● **What you should do**: Your copy of the material below should match it exactly, except that it holds no pictures.
#### Data shown ####
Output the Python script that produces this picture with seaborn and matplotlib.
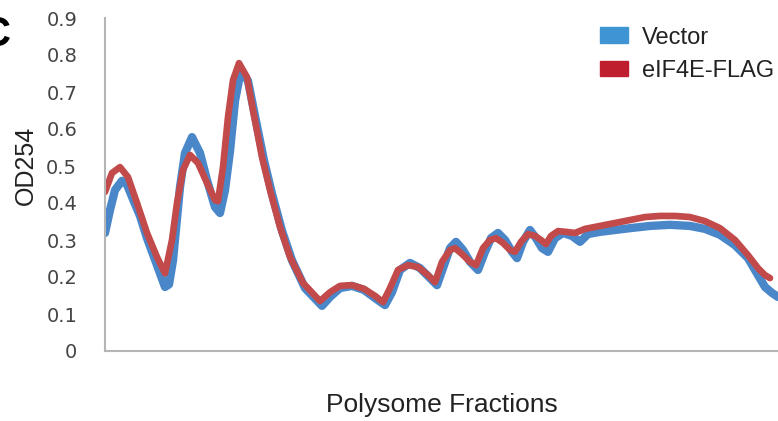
import numpy as np
import pandas as pd
import matplotlib
matplotlib.use("Agg")
import matplotlib.pyplot as plt
import matplotlib.patches as mpatches
import seaborn as sns

# ---- data ----
vector_pos = [0, 5, 10, 17, 22, 28, 35, 42, 52, 60, 64, 68, 75, 80, 87, 95, 102, 110, 115, 120, 125,
              130, 136, 143, 150, 159, 167, 177, 187, 200, 217, 225, 235, 247, 259, 270, 280, 287, 295,
              305, 315, 325, 332, 338, 345, 351, 358, 365, 373, 380, 386, 393, 400, 407, 412, 418, 425,
              431, 437, 443, 450, 458, 467, 475, 483, 495, 510, 525, 545, 565, 585, 600, 615, 630, 643,
              653, 660, 667, 673]
vector_od = [0.319, 0.381, 0.435, 0.460, 0.450, 0.410, 0.365, 0.305, 0.232, 0.173, 0.180, 0.245, 0.443,
             0.535, 0.578, 0.535, 0.462, 0.389, 0.373, 0.435, 0.540, 0.676, 0.760, 0.730, 0.635, 0.515,
             0.425, 0.325, 0.245, 0.170, 0.122, 0.146, 0.170, 0.176, 0.165, 0.143, 0.124, 0.159, 0.219,
             0.238, 0.224, 0.197, 0.178, 0.224, 0.278, 0.295, 0.273, 0.241, 0.219, 0.268, 0.305, 0.319,
             0.300, 0.268, 0.251, 0.295, 0.327, 0.305, 0.278, 0.268, 0.305, 0.319, 0.311, 0.295, 0.316,
             0.322, 0.327, 0.332, 0.338, 0.341, 0.338, 0.330, 0.314, 0.286, 0.251, 0.205, 0.173, 0.157,
             0.146]

flag_pos = [0, 7, 15, 23, 32, 42, 52, 60, 67, 72, 78, 85, 93, 102, 110, 113, 118, 123, 128, 134, 142,
            148, 157, 165, 175, 185, 198, 215, 225, 235, 247, 259, 270, 278, 285, 293, 303, 313, 323,
            330, 337, 345, 350, 357, 365, 371, 378, 385, 391, 398, 405, 410, 416, 423, 430, 436, 441,
            446, 453, 461, 470, 480, 495, 510, 525, 540, 555, 570, 585, 600, 615, 630, 643, 653, 660,
            665]
flag_od = [0.430, 0.481, 0.497, 0.470, 0.400, 0.319, 0.254, 0.210, 0.300, 0.400, 0.489, 0.530, 0.508,
           0.454, 0.408, 0.405, 0.497, 0.632, 0.732, 0.778, 0.740, 0.651, 0.524, 0.435, 0.335, 0.254,
           0.184, 0.135, 0.159, 0.176, 0.178, 0.168, 0.149, 0.132, 0.170, 0.219, 0.232, 0.227, 0.205,
           0.186, 0.241, 0.273, 0.278, 0.262, 0.241, 0.232, 0.278, 0.300, 0.305, 0.292, 0.273, 0.268,
           0.295, 0.316, 0.311, 0.300, 0.289, 0.311, 0.324, 0.322, 0.319, 0.330, 0.338, 0.346, 0.354,
           0.362, 0.365, 0.365, 0.362, 0.351, 0.332, 0.300, 0.259, 0.224, 0.205, 0.197]

series_names = ["Vector", "eIF4E-FLAG"]
y_ticks = [0, 0.1, 0.2, 0.3, 0.4, 0.5, 0.6, 0.7, 0.8, 0.9]
y_tick_labels = ["0", "0.1", "0.2", "0.3", "0.4", "0.5", "0.6", "0.7", "0.8", "0.9"]

line_colors = {"Vector": "#4a87c9", "eIF4E-FLAG": "#c24a4a"}
legend_colors = {"Vector": "#3f95d4", "eIF4E-FLAG": "#be1e2d"}

df = pd.concat([
    pd.DataFrame({"pos": vector_pos, "od": vector_od, "sample": series_names[0]}),
    pd.DataFrame({"pos": flag_pos, "od": flag_od, "sample": series_names[1]}),
], ignore_index=True)

sns.set_theme(style="white")
plt.rcParams["font.family"] = ["Liberation Sans", "DejaVu Sans"]

fig = plt.figure(figsize=(7.78, 4.21), dpi=100)
ax = fig.add_axes([105 / 778, 70 / 421, 673 / 778, 333 / 421])

sns.lineplot(data=df[df["sample"] == "Vector"], x="pos", y="od", color=line_colors["Vector"],
             linewidth=6.0, ax=ax, legend=False, solid_capstyle="round", solid_joinstyle="round")
sns.lineplot(data=df[df["sample"] == "eIF4E-FLAG"], x="pos", y="od", color=line_colors["eIF4E-FLAG"],
             linewidth=4.8, ax=ax, legend=False, solid_capstyle="round", solid_joinstyle="round")

ax.set_xlim(0, 673)
ax.set_ylim(0, 0.9)
ax.set_xticks([])
ax.set_yticks(y_ticks)
ax.set_yticklabels(y_tick_labels, fontsize=14, color="#454545", family=["DejaVu Sans"])
ax.tick_params(axis="y", length=0, pad=20)
ax.set_ylabel("OD254", fontsize=18, color="#222222")
ax.yaxis.set_label_coords(-0.0996, 0.556)
ax.set_xlabel("Polysome Fractions", fontsize=19, color="#222222")
ax.xaxis.set_label_coords(0.5, -0.126)

for s in ["top", "right"]:
    ax.spines[s].set_visible(False)
for s in ["left", "bottom"]:
    ax.spines[s].set_color("#b5b5b5")
    ax.spines[s].set_linewidth(1.5)

handles = [mpatches.Patch(color=legend_colors[n], label=n) for n in series_names]
leg = fig.legend(handles=handles, loc="upper left", bbox_to_anchor=(600 / 778, 1 - 26.5 / 421),
                 frameon=False, fontsize=17, handlelength=1.19, handleheight=0.64,
                 handletextpad=0.6, labelspacing=0.48, borderaxespad=0, borderpad=0)
for t in leg.get_texts():
    t.set_color("#222222")

fig.text(-0.026, 0.965, "C", fontsize=30, fontweight="bold", color="black", va="top", ha="left")

fig.savefig("out.png", dpi=100)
####
● **Output below**:
Output the Python script that produces this picture with seaborn and matplotlib.
import numpy as np
import pandas as pd
import matplotlib
matplotlib.use("Agg")
import matplotlib.pyplot as plt
import matplotlib.patches as mpatches
import seaborn as sns

# ---- data ----
vector_pos = [0, 5, 10, 17, 22, 28, 35, 42, 52, 60, 64, 68, 75, 80, 87, 95, 102, 110, 115, 120, 125,
              130, 136, 143, 150, 159, 167, 177, 187, 200, 217, 225, 235, 247, 259, 270, 280, 287, 295,
              305, 315, 325, 332, 338, 345, 351, 358, 365, 373, 380, 386, 393, 400, 407, 412, 418, 425,
              431, 437, 443, 450, 458, 467, 475, 483, 495, 510, 525, 545, 565, 585, 600, 615, 630, 643,
              653, 660, 667, 673]
vector_od = [0.319, 0.381, 0.435, 0.460, 0.450, 0.410, 0.365, 0.305, 0.232, 0.173, 0.180, 0.245, 0.443,
             0.535, 0.578, 0.535, 0.462, 0.389, 0.373, 0.435, 0.540, 0.676, 0.760, 0.730, 0.635, 0.515,
             0.425, 0.325, 0.245, 0.170, 0.122, 0.146, 0.170, 0.176, 0.165, 0.143, 0.124, 0.159, 0.219,
             0.238, 0.224, 0.197, 0.178, 0.224, 0.278, 0.295, 0.273, 0.241, 0.219, 0.268, 0.305, 0.319,
             0.300, 0.268, 0.251, 0.295, 0.327, 0.305, 0.278, 0.268, 0.305, 0.319, 0.311, 0.295, 0.316,
             0.322, 0.327, 0.332, 0.338, 0.341, 0.338, 0.330, 0.314, 0.286, 0.251, 0.205, 0.173, 0.157,
             0.146]

flag_pos = [0, 7, 15, 23, 32, 42, 52, 60, 67, 72, 78, 85, 93, 102, 110, 113, 118, 123, 128, 134, 142,
            148, 157, 165, 175, 185, 198, 215, 225, 235, 247, 259, 270, 278, 285, 293, 303, 313, 323,
            330, 337, 345, 350, 357, 365, 371, 378, 385, 391, 398, 405, 410, 416, 423, 430, 436, 441,
            446, 453, 461, 470, 480, 495, 510, 525, 540, 555, 570, 585, 600, 615, 630, 643, 653, 660,
            665]
flag_od = [0.430, 0.481, 0.497, 0.470, 0.400, 0.319, 0.254, 0.210, 0.300, 0.400, 0.489, 0.530, 0.508,
           0.454, 0.408, 0.405, 0.497, 0.632, 0.732, 0.778, 0.740, 0.651, 0.524, 0.435, 0.335, 0.254,
           0.184, 0.135, 0.159, 0.176, 0.178, 0.168, 0.149, 0.132, 0.170, 0.219, 0.232, 0.227, 0.205,
           0.186, 0.241, 0.273, 0.278, 0.262, 0.241, 0.232, 0.278, 0.300, 0.305, 0.292, 0.273, 0.268,
           0.295, 0.316, 0.311, 0.300, 0.289, 0.311, 0.324, 0.322, 0.319, 0.330, 0.338, 0.346, 0.354,
           0.362, 0.365, 0.365, 0.362, 0.351, 0.332, 0.300, 0.259, 0.224, 0.205, 0.197]

series_names = ["Vector", "eIF4E-FLAG"]
y_ticks = [0, 0.1, 0.2, 0.3, 0.4, 0.5, 0.6, 0.7, 0.8, 0.9]
y_tick_labels = ["0", "0.1", "0.2", "0.3", "0.4", "0.5", "0.6", "0.7", "0.8", "0.9"]

line_colors = {"Vector": "#4a87c9", "eIF4E-FLAG": "#c24a4a"}
legend_colors = {"Vector": "#3f95d4", "eIF4E-FLAG": "#be1e2d"}

df = pd.concat([
    pd.DataFrame({"pos": vector_pos, "od": vector_od, "sample": series_names[0]}),
    pd.DataFrame({"pos": flag_pos, "od": flag_od, "sample": series_names[1]}),
], ignore_index=True)

sns.set_theme(style="white")
plt.rcParams["font.family"] = ["Liberation Sans", "DejaVu Sans"]

fig = plt.figure(figsize=(7.78, 4.21), dpi=100)
ax = fig.add_axes([105 / 778, 70 / 421, 673 / 778, 333 / 421])

sns.lineplot(data=df[df["sample"] == "Vector"], x="pos", y="od", color=line_colors["Vector"],
             linewidth=6.0, ax=ax, legend=False, solid_capstyle="round", solid_joinstyle="round")
sns.lineplot(data=df[df["sample"] == "eIF4E-FLAG"], x="pos", y="od", color=line_colors["eIF4E-FLAG"],
             linewidth=4.8, ax=ax, legend=False, solid_capstyle="round", solid_joinstyle="round")

ax.set_xlim(0, 673)
ax.set_ylim(0, 0.9)
ax.set_xticks([])
ax.set_yticks(y_ticks)
ax.set_yticklabels(y_tick_labels, fontsize=14, color="#454545", family=["DejaVu Sans"])
ax.tick_params(axis="y", length=0, pad=20)
ax.set_ylabel("OD254", fontsize=18, color="#222222")
ax.yaxis.set_label_coords(-0.0996, 0.556)
ax.set_xlabel("Polysome Fractions", fontsize=19, color="#222222")
ax.xaxis.set_label_coords(0.5, -0.126)

for s in ["top", "right"]:
    ax.spines[s].set_visible(False)
for s in ["left", "bottom"]:
    ax.spines[s].set_color("#b5b5b5")
    ax.spines[s].set_linewidth(1.5)

handles = [mpatches.Patch(color=legend_colors[n], label=n) for n in series_names]
leg = fig.legend(handles=handles, loc="upper left", bbox_to_anchor=(600 / 778, 1 - 26.5 / 421),
                 frameon=False, fontsize=17, handlelength=1.19, handleheight=0.64,
                 handletextpad=0.6, labelspacing=0.48, borderaxespad=0, borderpad=0)
for t in leg.get_texts():
    t.set_color("#222222")

fig.text(-0.026, 0.965, "C", fontsize=30, fontweight="bold", color="black", va="top", ha="left")

fig.savefig("out.png", dpi=100)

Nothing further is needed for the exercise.